Born in Cincinnati, Ohio, and raised in Xenia, Santmyer grew up in a Civil-War-era home that originally belonged to her maternal grandparents. Santmyer describes her childhood there as active, happy, and carefree; it became even more enjoyable when she traded in her sneakers for schoolwork and began learning to read. After reading Little Women in grade school, Santmyer decided to become a writer; her mother fully encouraged the little girl's dreams and set up a makeshift office for her at home.
Upon graduating from high school in 1913, Santmyer set her sights on college. Though she applied to and was accepted at Wellesley (in Massachusetts), Santmyer had to defer when she came down with typhoid fever. Finally, a fully recovered Santmyer began her college career in 1914. She graduated with excellent grades in 1918, earning a bachelor's degree in English Literature and Composition.
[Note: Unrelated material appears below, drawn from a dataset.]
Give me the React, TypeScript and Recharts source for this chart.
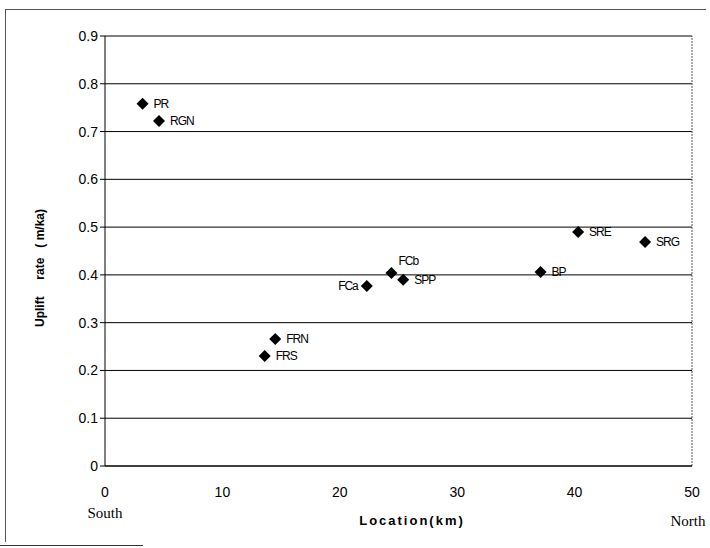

Santmyer left college ready to take on the world; her first job, as a suffragette in New York City, was not all she expected, though, so she found clerical work at Scribner's magazine. There, she met many famous authors of her day, though she frequently felt unimpressed by many of them.
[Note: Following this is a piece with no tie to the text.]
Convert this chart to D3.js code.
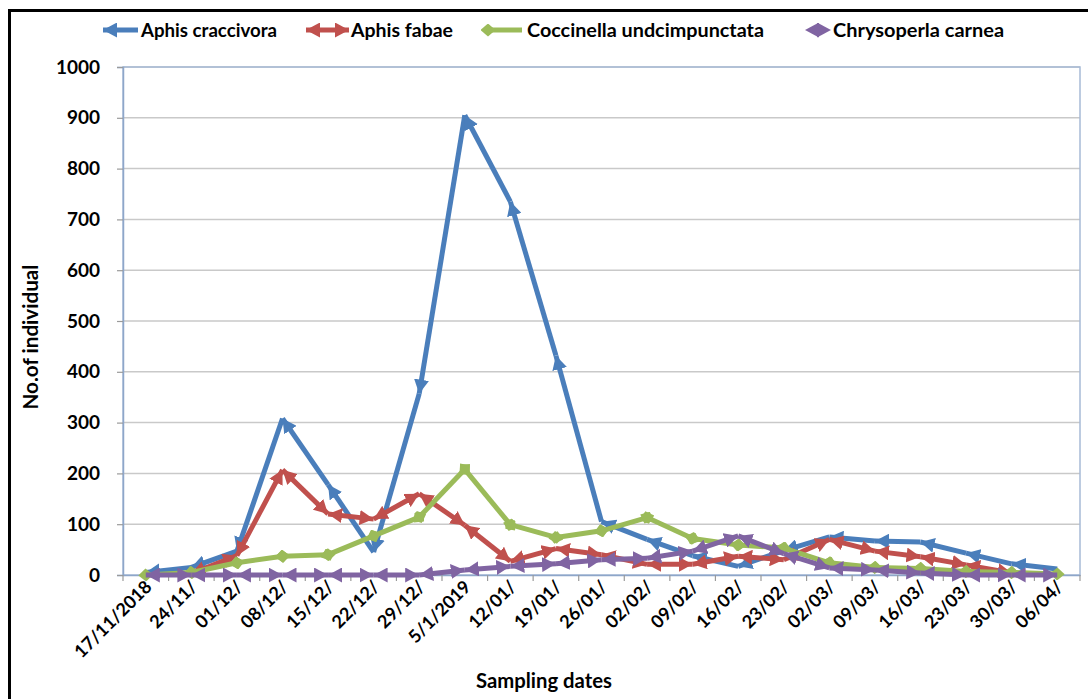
<!DOCTYPE html>
<html><head><meta charset="utf-8">
<script src="https://cdn.jsdelivr.net/npm/d3@7/dist/d3.min.js"></script>
<style>
html,body{margin:0;padding:0;background:#fff;}
svg{display:block;font-family:Lato,"Open Sans",sans-serif;}
</style></head>
<body><svg id="chart" width="1088" height="699"></svg>
<script>
const categories = ["17/11/2018","24/11/","01/12/","08/12/","15/12/","22/12/","29/12/","5/1/2019","12/01/","19/01/","26/01/","02/02/","09/02/","16/02/","23/02/","02/03/","09/03/","16/03/","23/03/","30/03/","06/04/"];
const aphisCraccivora = [5,15,47,308,178,45,357,905,735,432,105,70,38,17,48,75,67,65,43,22,12];
const aphisFabae = [null,3,38,207,120,110,160,98,27,52,40,21,21,37,30,70,47,36,20,4,null];
const coccinella = [0,5,24,37,40,77,114,208,99,74,87,113,72,59,53,24,15,13,7,5,2];
const chrysoperla = [0,0,0,0,0,0,0,10,17,22,30,33,47,77,42,14,10,4,0,0,0];
const yTicks = [0,100,200,300,400,500,600,700,800,900,1000];
const seriesNames = ["Aphis craccivora","Aphis fabae","Coccinella undcimpunctata","Chrysoperla carnea"];
const seriesColors = ["#4a7ebb","#c0504d","#9bbb59","#8064a2"];
const yTitle = "No.of individual";
const xTitle = "Sampling dates";

(function(){
const svg = d3.select("#chart");
const pL = 123, pR = 1080, pT = 67, pB = 575;

const x = d3.scaleBand().domain(categories).range([pL, pR]).paddingInner(0).paddingOuter(0);
const y = d3.scaleLinear().domain([0,1000]).range([pB, pT]);
const cx = c => x(c) + x.bandwidth()/2;

// outer black border (left + top)
svg.append("line").attr("x1",9.5).attr("x2",9.5).attr("y1",9).attr("y2",699).attr("stroke","#000").attr("stroke-width",3);
svg.append("line").attr("x1",8).attr("x2",1088).attr("y1",10.5).attr("y2",10.5).attr("stroke","#000").attr("stroke-width",3);

// gridlines
svg.append("g").selectAll("line").data(yTicks.filter(d=>d>0)).join("line")
  .attr("x1",pL).attr("x2",pR).attr("y1",d=>y(d)).attr("y2",d=>y(d))
  .attr("stroke","#c9c9c9").attr("stroke-width",1.5);

// plot border
svg.append("rect").attr("x",pL).attr("y",pT).attr("width",pR-pL).attr("height",pB-pT)
  .attr("fill","none").attr("stroke","#a7bad6").attr("stroke-width",1.5);

// y axis
const yAxis = svg.append("g").attr("transform",`translate(${pL},0)`)
  .call(d3.axisLeft(y).tickValues(yTicks).tickSize(6).tickPadding(17).tickFormat(d3.format("d")));
yAxis.select(".domain").attr("stroke","#8ea6c9").attr("stroke-width",1.5);
yAxis.selectAll(".tick line").attr("stroke","#9a9a9a").attr("stroke-width",1.2);
yAxis.selectAll(".tick text").attr("font-size",19).attr("font-weight","bold").attr("fill","#000")
  .attr("font-family","Lato, sans-serif");

// x axis
const xAxis = svg.append("g").attr("transform",`translate(0,${pB})`)
  .call(d3.axisBottom(x).tickSize(0).tickFormat(d=>d));
xAxis.select(".domain").attr("stroke","#8ea6c9").attr("stroke-width",1.5);
xAxis.selectAll(".tick text").attr("font-size",18).attr("font-weight","bold").attr("fill","#000")
  .attr("font-family","Lato, sans-serif")
  .attr("text-anchor","end").attr("dy",0).attr("dx",0).attr("y",0)
  .attr("transform","translate(7,13) rotate(-45)");
// boundary tick marks
svg.append("g").selectAll("line").data(categories).join("line")
  .attr("x1",d=>x(d)).attr("x2",d=>x(d)).attr("y1",pB).attr("y2",pB+6)
  .attr("stroke","#9a9a9a").attr("stroke-width",1.2);
svg.append("line").attr("x1",pR).attr("x2",pR).attr("y1",pB).attr("y2",pB+6)
  .attr("stroke","#9a9a9a").attr("stroke-width",1.2);

// titles
svg.append("text").attr("transform",`translate(38,337) rotate(-90)`)
  .attr("text-anchor","middle").attr("font-size",20).attr("font-weight","bold")
  .attr("textLength",145).attr("lengthAdjust","spacingAndGlyphs").text(yTitle);
svg.append("text").attr("x",544).attr("y",688).attr("text-anchor","middle")
  .attr("font-size",20).attr("font-weight","bold")
  .attr("textLength",136).attr("lengthAdjust","spacingAndGlyphs").text(xTitle);

// markers
const defs = svg.append("defs");
const AL = 14, AW = 7.5;
seriesColors.forEach((c,i)=>{
  defs.append("marker").attr("id","tri"+i).attr("markerUnits","userSpaceOnUse")
    .attr("viewBox",`0 0 ${AL} ${2*AW}`).attr("markerWidth",AL).attr("markerHeight",2*AW)
    .attr("refX",AL).attr("refY",AW).attr("orient","auto-start-reverse")
    .append("path").attr("d",`M0,0 L${AL},${AW} L0,${2*AW} Z`).attr("fill",c);
  defs.append("marker").attr("id","dia"+i).attr("markerUnits","userSpaceOnUse")
    .attr("viewBox","0 0 15 13").attr("markerWidth",15).attr("markerHeight",13)
    .attr("refX",7.5).attr("refY",6.5).attr("orient","auto")
    .append("path").attr("d","M0,6.5 L7.5,0 L15,6.5 L7.5,13 Z").attr("fill",c);
});

const seriesDefs = [
  {vals:aphisCraccivora, start:"tri0", end:null},
  {vals:aphisFabae, start:"tri1", end:"tri1"},
  {vals:coccinella, start:"dia2", end:"dia2"},
  {vals:chrysoperla, start:"tri3", end:"tri3"}
];

seriesDefs.forEach((s,si)=>{
  const segs = [];
  for(let i=0;i<categories.length-1;i++){
    if(s.vals[i]!=null && s.vals[i+1]!=null) segs.push({a:categories[i],b:categories[i+1],va:s.vals[i],vb:s.vals[i+1]});
  }
  const g = svg.append("g");
  g.selectAll("line").data(segs).join("line")
    .attr("x1",d=>cx(d.a)).attr("y1",d=>y(d.va))
    .attr("x2",d=>cx(d.b)).attr("y2",d=>y(d.vb))
    .attr("stroke",seriesColors[si]).attr("stroke-width",5).attr("stroke-linecap","butt")
    .attr("marker-start",s.start?`url(#${s.start})`:null)
    .attr("marker-end",s.end?`url(#${s.end})`:null);
});

// legend
const legendItems = [
  {x1:103,x2:138,tx:141,w:136,start:"tri0",end:null},
  {x1:306,x2:349,tx:351,w:102,start:"tri1",end:"tri1"},
  {x1:488,x2:522,tx:527,w:237,start:"dia2",end:null},
  {x1:805,x2:831,tx:833,w:171,start:"tri3",end:"tri3"}
];
const lg = svg.append("g");
legendItems.forEach((d,i)=>{
  lg.append("line").attr("x1",d.x1).attr("x2",d.x2).attr("y1",30).attr("y2",30)
    .attr("stroke",seriesColors[i]).attr("stroke-width",i===3?0.01:5)
    .attr("marker-start",`url(#${d.start})`).attr("marker-end",d.end?`url(#${d.end})`:null);
  lg.append("text").attr("x",d.tx).attr("y",37).attr("font-size",19).attr("font-weight","bold")
    .attr("fill","#000").attr("textLength",d.w).attr("lengthAdjust","spacingAndGlyphs").text(seriesNames[i]);
});
})();
</script></body></html>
In 1921, Santmyer returned to Xenia to tend to her mother, who was sick. She stayed for one year, working briefly as an English teacher at Xenia High School. She left and took a position at Wellesley until 1924, when, realizing a lifelong dream, Santmyer found herself packing for studies at Oxford University in England. She graduated from Oxford in 1927, but not before publishing her first novel, Herbs and Apples, in 1925.
Again, Santmyer returned to Xenia, where she started work on her second novel, The Fierce Dispute, which was published in 1928. Shortly afterward, Santmyer moved with her family to California, where she began writing a series of essays about her hometown. She set the project aside, though, when she returned to Ohio for a job as Dean of Women and head of the English Department at Cedarville College.
While teaching, Santmyer contracted the first of many lifelong debilitating illnesses; though she eventually recovered, she decided to leave her post at Cedarville in the mid-1950s. Santmyer spent the last six years of her nonwriting career as a librarian in Dayton.
Finally, in 1959, without the distractions of a career to hold her back, Santmyer resumed work on the essay collection she'd begun while in California. With encouragement from close friend, travel companion, and housemate, Mildred Sandoe, Santmyer submitted Ohio Town for publication in 1963. It was immediately published and, one year later, won the Florence Roberts Head Award for excellence in literature from the Ohioana Library.
Only then, after 69 years, did Helen Hooven Santmyer finally start writing the epic story that would set her place in American literary history. It took her between five and ten years to write "the story of four generations of ordinary life in a rural Ohio town," and, after sending it in eleven boxes to her publisher, another year and a half to cut it down.
Finally, in 1982, when Santmyer was eighty-seven years old, the Ohio State University Press published …And Ladies of the Club - Santmyer's 1300-page epic. One year later, a fateful chain of recommendations led publishing giant G.P. Putnam's Sons to purchase the rights to the book. Under the new regime, …And Ladies "stayed on the New York Times bestseller list for 37 consecutive weeks and held the number-one position for seven. The Book-of-the-Month club made Ladies its main selection and sold more than 162,000 copies, and a paperback edition sold more than a million copies."
Santmyer, a humble Midwestern woman turned overnight success, was bombarded with interview requests from major television networks and magazines. Santmyer was happy about the attention to her work, but didn't always understand it: "I think it's the kind of book most people are not interested in," she said. "Part of the interest is because I'm an old lady."
In 1986, having fulfilled her childhood dreams of becoming a writer like Louisa May Alcott, Helen Hooven Santmyer died in Xenia. Her last, aptly named, novel was published posthumously in 1988 - Farewell Summer.